Cosa lascia un trascorso lungo vent’anni nella memoria collettiva?
Credo che la memoria collettiva viva molto e in maniera diversa. Ci sono persone più adulte che hanno ricordi più nitidi e forse meno speranze. Pian Piano la reazione di chi allora c’era si è in un certo senso affievolita, mentre ora ci sono giovani della nostra età che stanno reagendo con più forza. Nel libro il contrasto generazionale è forte, la più giovane scrittrice ha venticinque anni, dà voce alla moglie di Libero Grassi. Esce forse meno rafforzato il senso di giustizia. Forse i più vecchi hanno paura perché sono stati disillusi, perché il tempo passa ma sembra che si torni al punto di partenza.
È curioso che una trentina si occupi di mafia e antimafia. Da cosa nasce il tuo impegno personale?
Il mio impegno nasce dall’incontro con Carlo Palermo. Due chiacchiere, tra più e il meno e l’apertura di un mondo, ma soprattutto l’incontro con una persona che è uno dei pochi superstiti delle bombe di quegli anni. Il librò è nato per caso, con la pubblicazione di una noticina su face book e la chiamata di un editore che mi ha proposto la collaborazione. In Trentino non arriva molto, le notizie di mafia sono quasi assenti. Si nega l’esistenza stessa della mafia. Le uccisioni, le stragi e tutti gli avvenimenti conducibili a fatti di mafia si giustificano come fatti isolati. Il tutto ovviamente fa un po’ sorridere. La mafia corre dove ci sono interessi, figurati se un posto come il corridoio del Brennero non è interesse di mafia. Nessuno ormai è immune, la mafia ormai ha ampie radici anche al nord.
Qual è secondo te l’antidoto per combattere la mafia in un periodo come il nostro in cui la battaglia sembra sempre più affievolirsi?

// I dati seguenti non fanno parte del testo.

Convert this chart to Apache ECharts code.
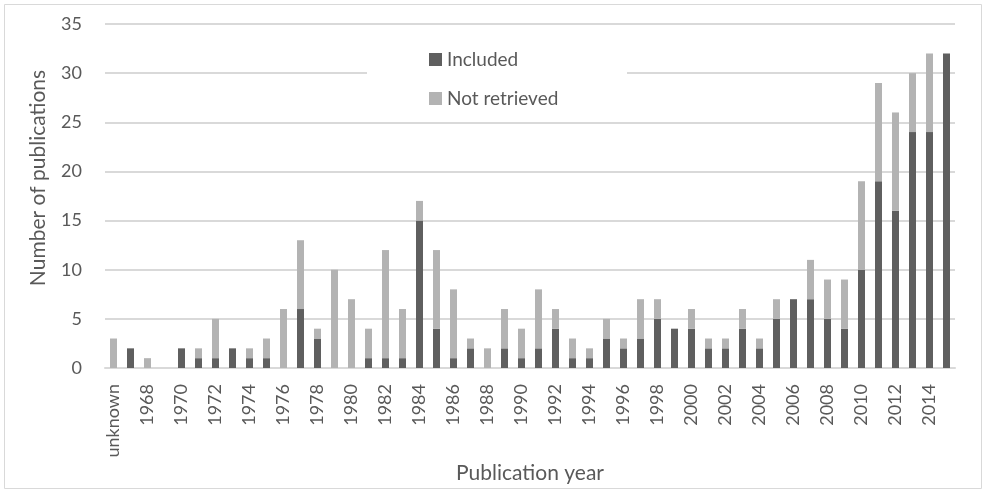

Con la buona vecchia educazione civica. Se si riesce a partire dalla scuola tutto è più semplice. Gli adulti hanno tutto un pacchetto culturale difficile da sradicare mentre i giovani sono predisposti all’apprendimento. Apprendere la legalità è un po’come imparare a leggere e scrivere. Del resto il compito è importante, perché la mafia ha mille sfaccettature. La mafia è anche in altre forma di violenza, si pensi al razzismo leghista. È un modo di pensare erroneo tipico del dire comune, presente anche qui al nord: “ Ma tanto che lo dico a fare, le cose restano così”. Credo che bisogna ripartire dal singolo, come del resto sosteneva Giovanni Falcone, che, invitata tutti a fare il proprio dovere.
E con quelle grandiosi parole rievocate da Denise che citiamo per esteso :“Perché una società vada bene, si muova nel progresso, nell’esaltazione dei valori della famiglia, dello spirito, del bene , dell’amicizia, perché prosperi senza contrasti tra i vari consociati,per avviarsi serena nel cammino verso un domani migliore, basta che ognuno faccia il proprio dovere” ringraziamo la nostra intervistata per il suo prezioso contributo. Il resto della scoperta è nel libro e nella memoria di tutti noi.